Material provided:
**********
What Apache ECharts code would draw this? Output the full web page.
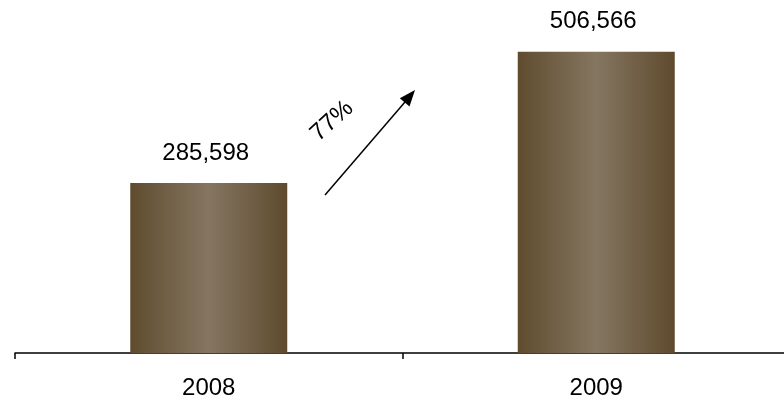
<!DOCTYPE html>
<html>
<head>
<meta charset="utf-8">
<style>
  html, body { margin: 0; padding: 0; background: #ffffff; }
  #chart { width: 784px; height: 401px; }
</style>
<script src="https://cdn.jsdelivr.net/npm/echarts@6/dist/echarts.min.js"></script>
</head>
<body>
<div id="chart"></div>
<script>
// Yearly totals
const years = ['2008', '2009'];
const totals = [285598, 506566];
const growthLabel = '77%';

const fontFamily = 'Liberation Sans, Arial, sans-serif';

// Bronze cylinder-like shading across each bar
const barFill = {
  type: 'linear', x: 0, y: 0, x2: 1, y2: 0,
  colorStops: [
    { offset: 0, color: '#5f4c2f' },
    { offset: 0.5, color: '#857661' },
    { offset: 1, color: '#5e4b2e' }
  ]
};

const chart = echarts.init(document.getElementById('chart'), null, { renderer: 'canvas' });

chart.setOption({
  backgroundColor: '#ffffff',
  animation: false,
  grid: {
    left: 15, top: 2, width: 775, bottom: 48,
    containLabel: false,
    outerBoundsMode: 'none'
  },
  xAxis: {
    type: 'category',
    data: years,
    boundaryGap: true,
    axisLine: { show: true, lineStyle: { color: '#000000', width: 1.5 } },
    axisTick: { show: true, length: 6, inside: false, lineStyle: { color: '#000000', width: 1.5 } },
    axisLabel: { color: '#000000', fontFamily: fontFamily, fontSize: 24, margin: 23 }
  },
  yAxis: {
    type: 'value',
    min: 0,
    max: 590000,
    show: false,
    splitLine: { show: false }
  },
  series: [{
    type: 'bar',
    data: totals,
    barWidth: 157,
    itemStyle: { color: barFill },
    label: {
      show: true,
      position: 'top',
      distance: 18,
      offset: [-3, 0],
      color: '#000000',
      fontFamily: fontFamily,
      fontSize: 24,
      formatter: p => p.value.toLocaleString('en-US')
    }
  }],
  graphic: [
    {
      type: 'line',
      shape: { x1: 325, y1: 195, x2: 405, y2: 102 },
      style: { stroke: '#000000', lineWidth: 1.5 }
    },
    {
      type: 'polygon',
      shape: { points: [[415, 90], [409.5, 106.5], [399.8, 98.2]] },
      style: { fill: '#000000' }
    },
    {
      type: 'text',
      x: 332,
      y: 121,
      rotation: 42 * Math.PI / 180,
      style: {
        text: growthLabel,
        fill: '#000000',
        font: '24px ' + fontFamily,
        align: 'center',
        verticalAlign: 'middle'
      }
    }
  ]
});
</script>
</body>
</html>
**********
Written problem: Extract every line of the data exactly; pictures stay out.

Exercise solution:
What Apache ECharts code would draw this? Output the full web page.
<!DOCTYPE html>
<html>
<head>
<meta charset="utf-8">
<style>
  html, body { margin: 0; padding: 0; background: #ffffff; }
  #chart { width: 784px; height: 401px; }
</style>
<script src="https://cdn.jsdelivr.net/npm/echarts@6/dist/echarts.min.js"></script>
</head>
<body>
<div id="chart"></div>
<script>
// Yearly totals
const years = ['2008', '2009'];
const totals = [285598, 506566];
const growthLabel = '77%';

const fontFamily = 'Liberation Sans, Arial, sans-serif';

// Bronze cylinder-like shading across each bar
const barFill = {
  type: 'linear', x: 0, y: 0, x2: 1, y2: 0,
  colorStops: [
    { offset: 0, color: '#5f4c2f' },
    { offset: 0.5, color: '#857661' },
    { offset: 1, color: '#5e4b2e' }
  ]
};

const chart = echarts.init(document.getElementById('chart'), null, { renderer: 'canvas' });

chart.setOption({
  backgroundColor: '#ffffff',
  animation: false,
  grid: {
    left: 15, top: 2, width: 775, bottom: 48,
    containLabel: false,
    outerBoundsMode: 'none'
  },
  xAxis: {
    type: 'category',
    data: years,
    boundaryGap: true,
    axisLine: { show: true, lineStyle: { color: '#000000', width: 1.5 } },
    axisTick: { show: true, length: 6, inside: false, lineStyle: { color: '#000000', width: 1.5 } },
    axisLabel: { color: '#000000', fontFamily: fontFamily, fontSize: 24, margin: 23 }
  },
  yAxis: {
    type: 'value',
    min: 0,
    max: 590000,
    show: false,
    splitLine: { show: false }
  },
  series: [{
    type: 'bar',
    data: totals,
    barWidth: 157,
    itemStyle: { color: barFill },
    label: {
      show: true,
      position: 'top',
      distance: 18,
      offset: [-3, 0],
      color: '#000000',
      fontFamily: fontFamily,
      fontSize: 24,
      formatter: p => p.value.toLocaleString('en-US')
    }
  }],
  graphic: [
    {
      type: 'line',
      shape: { x1: 325, y1: 195, x2: 405, y2: 102 },
      style: { stroke: '#000000', lineWidth: 1.5 }
    },
    {
      type: 'polygon',
      shape: { points: [[415, 90], [409.5, 106.5], [399.8, 98.2]] },
      style: { fill: '#000000' }
    },
    {
      type: 'text',
      x: 332,
      y: 121,
      rotation: 42 * Math.PI / 180,
      style: {
        text: growthLabel,
        fill: '#000000',
        font: '24px ' + fontFamily,
        align: 'center',
        verticalAlign: 'middle'
      }
    }
  ]
});
</script>
</body>
</html>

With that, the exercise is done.